The Federal Reserve created trillions of dollars of new money in an effort to fight the recession. For a long time, economists have said higher inflation can result when large amounts of new money is printed. But inflation today is still relatively low. Why? NC State University economist Mike Walden explains.
“And indeed if you look at both government and private sectors in terms of inflation, we are hovering around 2 percent. And the Fed has printed a lot of money — and that’s one of the powers they have; they can create money out of thin air. So it’s a very relevant question.
“And the answer hinges on what the Federal Reserve did differently this time as in the past. What the Federal Reserve does when they print money (is) they go to banks; they buy investments from banks. They pay for those investments with this newly printed money. The banks can then take this newly printed money, loan it out, that gets in the system, and if that gets in the system at a very rapid rate, that can result in higher inflation.
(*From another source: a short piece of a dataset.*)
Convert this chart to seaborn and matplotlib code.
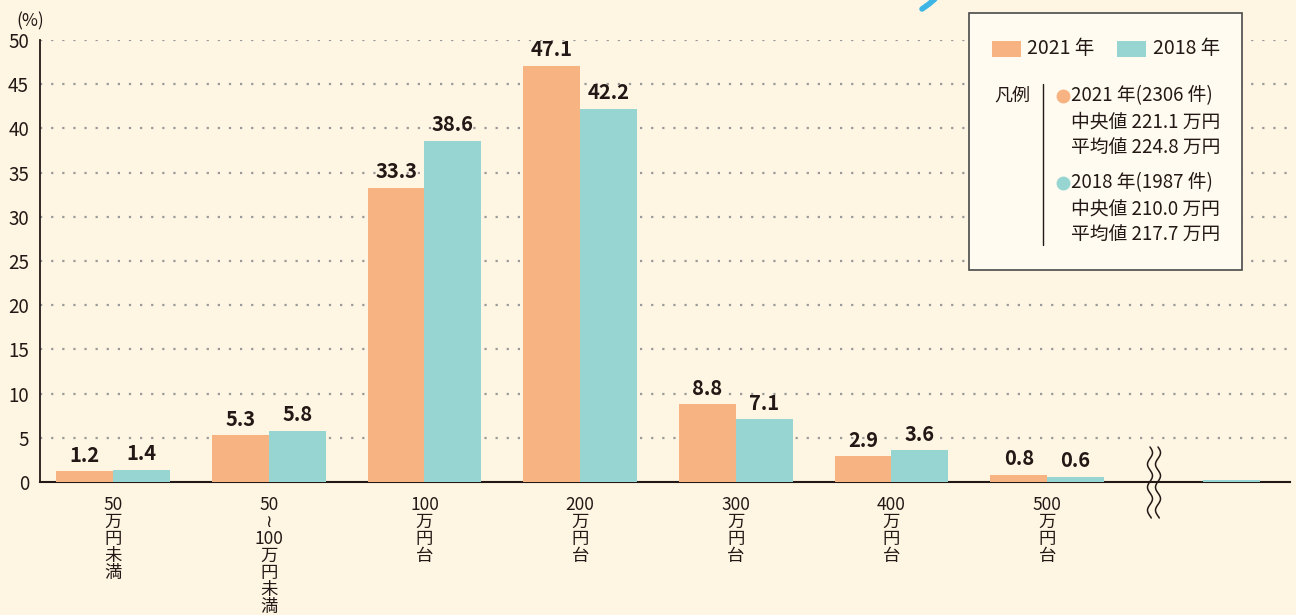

“Here’s what the federal reserve did differently this time. They printed the money. They went to the banks. They bought investments from the banks. But then they said to the banks, ‘You know what, banks? If you will put that money that we have provided you back into the Federal Reserve, we are going to pay you interest on that. And it’s going to be a low risk interest rate.’ And the banks said, ‘Hey, this is too good a deal to pass up.’ So the banks did that.
“So effectively the money the federal reserve created is still sitting back with the Federal Reserve, and that’s the reason we still have very, very low inflation. Some say there’s a downside to this in the sense that that printed money did not get out on the street in the form of loans. It’s still hard for most people to get loans. Some argue that the Federal Reserve has traded off low inflation for a slower-growing economy.”